The tension between Mr. and Mrs. Fox is, on one hand, completely familiar: the woman seeks to domesticate her roving man, while he yearns to express himself, to get out from under the weight of a civilization that restricts him. At the same time, Mr. Fox is grappling with his intricate relationships with Ash and Kristofferson, as they are also grappling with one another, feeling competitive but also in league, crushing on the same classmate, Agnes (Juman Malouf), enchanted by the same train sets and aspiring to the same athletic feats. No small thing to preteens, Kristofferson appears to be gifted at sports, while Ash, much to his dismay—and that of his coach (Owen Wilson)—is not. It helps to be athletic when stealing geese and chickens, as Mr. Fox knows all too well, and so he’s also needing to see past his own expectations in order to value what Ash can bring to the operation.
These intergenerational dilemmas—how to be foxes, to be individuals and also parts of communities—form the complicated heart of Fantastic Mr. Fox. They’re rendered in existential bits of conversation (“Can a fox ever be happy without a chicken in its teeth?”) as well as the film’s terrific stop-motion animation, at once retro-cool and captivating. Their eyes wide and expressive (and in the case of Kylie during his possumy trances, quite whirly), their forms incredibly, engagingly furry, the weasels, rats, and rabbits inhabit a wonderfully realized world. Indeed, much of the movie’s comedy and emotional weight are premised on how it looks, from Mr. Fox’s brown corduroy jackets and bright orange ties, to the hot-wheelsy cars they roar around in, to the yarny flames that spurt out from explosions.

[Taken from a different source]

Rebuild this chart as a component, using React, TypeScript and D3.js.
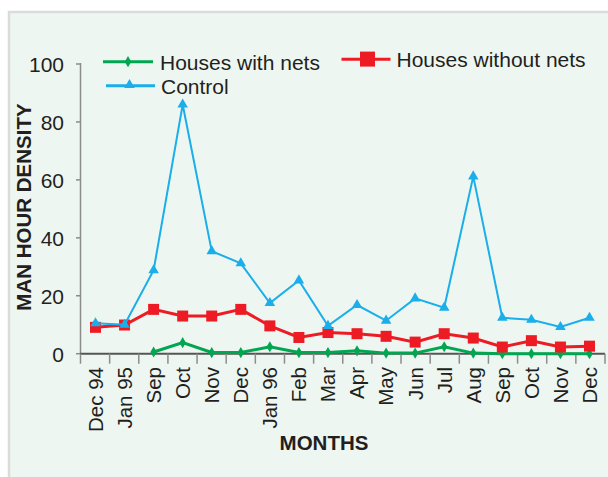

It’s nostalgic and immediate at once, a combination of effects that alludes as well to the foxes’ wrestling with their identities and loyalties. In one moment Mr. Fox thanks Mrs. Fox for fixing him a plate of toast, and in another he’s descended on it, ravaging it with his sharp fox teeth. As he emerges from the 20 seconds of feasting and gnawing, he looks up with a little grunt. He’s satisfied, for the moment, but only just. He wants more.